Graphic is from the paper: “Andromeda in the Classroom: Collaborative Data Analysis for 8th Grade Engineering Design”

Mia Taylor began her freshman year at Virginia Tech as a five-year accelerated bachelor of science/master of science program in computer science. She will graduate this semester (FALL 2022) and has already accepted a position of research engineer on the machine learning team at Graf Research in Blacksburg.

Her research at the Sanghani Center has focused on how students use the interactive dimensionality reduction application Andromeda. “I want to understand how students — when given complex data analysis tools — learn from the experience of conducting exploratory data analysis,” said Taylor, who is advised by Chris North.

Taylor’s collaborative full paper, “Andromeda in the Classroom: Collaborative Data Analysis for 8th Grade Engineering Design,” was published by the 2022 American Society for Engineering Education (ASEE) Annual Conference and Exposition in June.

For this study, the classroom teacher uploaded data describing projects to Andromeda with each point in the visualization representing a student’s design. With Andromeda controlled by the teacher, students used it to visualize, analyze, and compare their designs in extended conversation with each other and the teacher and collectively explore their design-related data.

““Despite not having the mathematical background to understand dimensionality reduction, the students in our study learned about relations between variables and felt that Andromeda helped them compare their designs in a friendly, but competitive manner,” Taylor said. 

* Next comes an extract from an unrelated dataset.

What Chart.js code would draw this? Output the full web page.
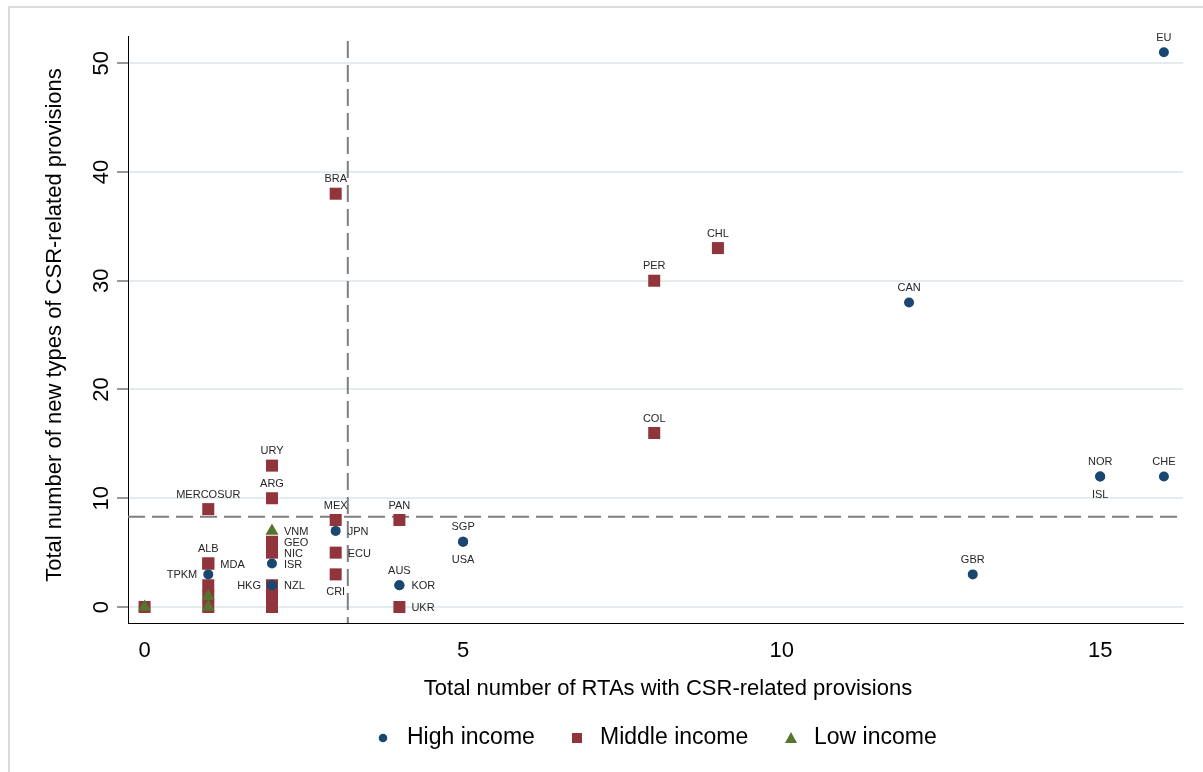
<!DOCTYPE html>
<html>
<head>
<meta charset="utf-8">
<script src="https://cdn.jsdelivr.net/npm/chart.js@4.4.0/dist/chart.umd.min.js"></script>
<style>
  html, body { margin: 0; padding: 0; background: #fff; }
</style>
</head>
<body>
<canvas id="csrChart" width="1203" height="772"></canvas>
<script>
// x ticks / y ticks
const xTicks = [0, 5, 10, 15];
const yTicks = [0, 10, 20, 30, 40, 50];

// High income
const highNames = ["EU", "CAN", "NOR", "ISL", "CHE", "GBR", "SGP", "USA", "AUS", "KOR", "JPN", "ISR", "HKG", "NZL", "TPKM"];
const highRtas  = [16, 12, 15, 15, 16, 13, 5, 5, 4, 4, 3, 2, 2, 2, 1];
const highTypes = [51, 28, 12, 12, 12, 3, 6, 6, 2, 2, 7, 4, 2, 2, 3];
const highLabelPos = [12, 12, 12, 6, 12, 12, 12, 6, 12, 3, 3, 3, 9, 3, 9];

// Middle income (unlabelled points have an empty name)
const midNames = ["BRA", "CHL", "PER", "COL", "URY", "ARG", "MERCOSUR", "MEX", "PAN", "GEO", "NIC", "ECU", "ALB", "MDA", "CRI", "UKR", "", "", "", "", "", "", ""];
const midRtas  = [3, 9, 8, 8, 2, 2, 1, 3, 4, 2, 2, 3, 1, 1, 3, 4, 2, 2, 2, 1, 1, 1, 0];
const midTypes = [38, 33, 30, 16, 13, 10, 9, 8, 8, 6, 5, 5, 4, 4, 3, 0, 2, 1, 0, 2, 1, 0, 0];
const midLabelPos = [12, 12, 12, 12, 12, 12, 12, 12, 12, 3, 3, 3, 12, 3, 6, 3, 0, 0, 0, 0, 0, 0, 0];

// Low income
const lowNames = ["VNM", "", "", ""];
const lowRtas  = [2, 1, 1, 0];
const lowTypes = [7, 1, 0, 0];
const lowLabelPos = [3, 0, 0, 0];

// dashed reference lines (averages)
const meanRtas = 3.19;
const meanTypes = 8.3;

const FONT = "'Liberation Sans', Arial, sans-serif";
const NAVY = "#1a476f";
const MAROON = "#90353b";
const GREEN = "#55752f";

function toPoints(xs, ys) {
  return xs.map((v, i) => ({ x: v, y: ys[i] }));
}

const labelSets = [
  [highNames, highLabelPos],
  [midNames, midLabelPos],
  [lowNames, lowLabelPos],
];

// white background and the light frame
const framePlugin = {
  id: "frame",
  beforeDraw(chart) {
    const ctx = chart.ctx;
    ctx.save();
    ctx.fillStyle = "#fff";
    ctx.fillRect(0, 0, chart.width, chart.height);
    ctx.strokeStyle = "#dcdcdc";
    ctx.lineWidth = 2;
    ctx.beginPath();
    ctx.moveTo(9, chart.height);
    ctx.lineTo(9, 7);
    ctx.lineTo(chart.width, 7);
    ctx.stroke();
    ctx.restore();
  }
};

const refLines = {
  id: "refLines",
  beforeDatasetsDraw(chart) {
    const { ctx, chartArea: a, scales: { x, y } } = chart;
    const px = x.getPixelForValue(meanRtas);
    const py = y.getPixelForValue(meanTypes);
    ctx.save();
    ctx.strokeStyle = "#7f7f7f";
    ctx.lineWidth = 2;
    ctx.setLineDash([17, 7]);
    ctx.beginPath();
    ctx.moveTo(px, a.top + 5);
    ctx.lineTo(px, a.bottom);
    ctx.stroke();
    ctx.beginPath();
    ctx.moveTo(a.left, py);
    ctx.lineTo(a.right, py);
    ctx.stroke();
    ctx.restore();
  }
};

const pointLabels = {
  id: "pointLabels",
  afterDatasetsDraw(chart) {
    const ctx = chart.ctx;
    ctx.save();
    ctx.font = "11px " + FONT;
    ctx.fillStyle = "#262626";
    labelSets.forEach(([names, positions], i) => {
      const meta = chart.getDatasetMeta(i);
      meta.data.forEach((pt, j) => {
        const name = names[j];
        if (!name) return;
        const pos = positions[j];
        let tx = pt.x, ty = pt.y;
        ctx.textBaseline = "middle";
        if (pos === 12) { ctx.textAlign = "center"; ty -= 14.5; }
        else if (pos === 6) { ctx.textAlign = "center"; ty += 18; }
        else if (pos === 3) { ctx.textAlign = "left"; tx += 12; ty += 1; }
        else { ctx.textAlign = "right"; tx -= 11; ty += 1; }
        ctx.fillText(name, tx, ty);
      });
    });
    ctx.restore();
  }
};

// rotated y tick labels, axis titles and the legend
const axisText = {
  id: "axisText",
  afterDraw(chart) {
    const { ctx, scales: { y } } = chart;
    ctx.save();
    ctx.fillStyle = "#000";

    ctx.font = "22px " + FONT;
    ctx.textAlign = "center";
    ctx.textBaseline = "alphabetic";
    yTicks.forEach(v => {
      const py = y.getPixelForValue(v);
      ctx.save();
      ctx.translate(108, py);
      ctx.rotate(-Math.PI / 2);
      ctx.fillText(String(v), 0, 0);
      ctx.restore();
    });

    ctx.save();
    ctx.translate(61, 325);
    ctx.rotate(-Math.PI / 2);
    ctx.fillText("Total number of new types of CSR-related provisions", 0, 0);
    ctx.restore();

    ctx.fillText("Total number of RTAs with CSR-related provisions", 668, 695);

    // legend
    const ly = 738;
    ctx.fillStyle = NAVY;
    ctx.beginPath();
    ctx.arc(383, ly, 4.3, 0, Math.PI * 2);
    ctx.fill();
    ctx.fillStyle = MAROON;
    ctx.fillRect(572, ly - 5, 10, 10);
    ctx.fillStyle = GREEN;
    ctx.beginPath();
    ctx.moveTo(791, ly - 6);
    ctx.lineTo(797, ly + 5);
    ctx.lineTo(785, ly + 5);
    ctx.closePath();
    ctx.fill();

    ctx.fillStyle = "#000";
    ctx.font = "23px " + FONT;
    ctx.textAlign = "left";
    ctx.textBaseline = "middle";
    ctx.fillText("High income", 407, ly);
    ctx.fillText("Middle income", 600, ly);
    ctx.fillText("Low income", 814, ly);
    ctx.restore();
  }
};

const ctx = document.getElementById("csrChart").getContext("2d");
const csrChart = new Chart(ctx, {
  type: "scatter",
  data: {
    datasets: [
      {
        label: "High income",
        data: toPoints(highRtas, highTypes),
        pointStyle: "circle",
        pointRadius: 5,
        pointHoverRadius: 5,
        backgroundColor: NAVY,
        borderColor: NAVY,
        borderWidth: 0,
        order: 1,
      },
      {
        label: "Middle income",
        data: toPoints(midRtas, midTypes),
        pointStyle: "rect",
        pointRadius: 8.5,
        pointHoverRadius: 8.5,
        backgroundColor: MAROON,
        borderColor: MAROON,
        borderWidth: 0,
        order: 2,
      },
      {
        label: "Low income",
        data: toPoints(lowRtas, lowTypes),
        pointStyle: "triangle",
        pointRadius: 7.5,
        pointHoverRadius: 7.5,
        backgroundColor: GREEN,
        borderColor: GREEN,
        borderWidth: 0,
        order: 0,
      },
    ],
  },
  options: {
    responsive: false,
    animation: false,
    events: [],
    layout: { padding: { top: 36, right: 20, bottom: 0, left: 0 } },
    plugins: {
      legend: { display: false },
      tooltip: { enabled: false },
    },
    scales: {
      x: {
        type: "linear",
        min: -0.26,
        max: 16.3,
        afterBuildTicks: scale => { scale.ticks = xTicks.map(v => ({ value: v })); },
        afterFit: scale => { scale.height = 149; },
        grid: { display: false },
        border: { display: true, color: "#000", width: 1 },
        ticks: { font: { size: 22, family: FONT }, color: "#000", padding: 7, maxRotation: 0 },
      },
      y: {
        type: "linear",
        min: -1.47,
        max: 52.5,
        afterBuildTicks: scale => { scale.ticks = yTicks.map(v => ({ value: v })); },
        afterFit: scale => { scale.width = 128; },
        grid: { color: "#e3edf0", lineWidth: 2, tickLength: 11, tickColor: "#333", tickWidth: 1 },
        border: { display: true, color: "#000", width: 1 },
        ticks: { display: false },
      },
    },
  },
  plugins: [framePlugin, refLines, pointLabels, axisText],
});
</script>
</body>
</html>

In the study, she said, the team also suggested ways of improving Andromeda’s utility as a public, educational resource and provided an example of class activity aligned with Virginia’s proposed Standards of Learning in data science. 

Taylor was introduced to research in visualization while doing an undergraduate capstone project in human-computer interaction. 

“The Sanghani Center conducts interesting research within data science and machine learning,” said Taylor, “and as a master’s degree student, it has afforded me useful connections across the field which will continue to be valuable as I will be remaining in the Blacksburg area as a machine learning engineer after graduation.”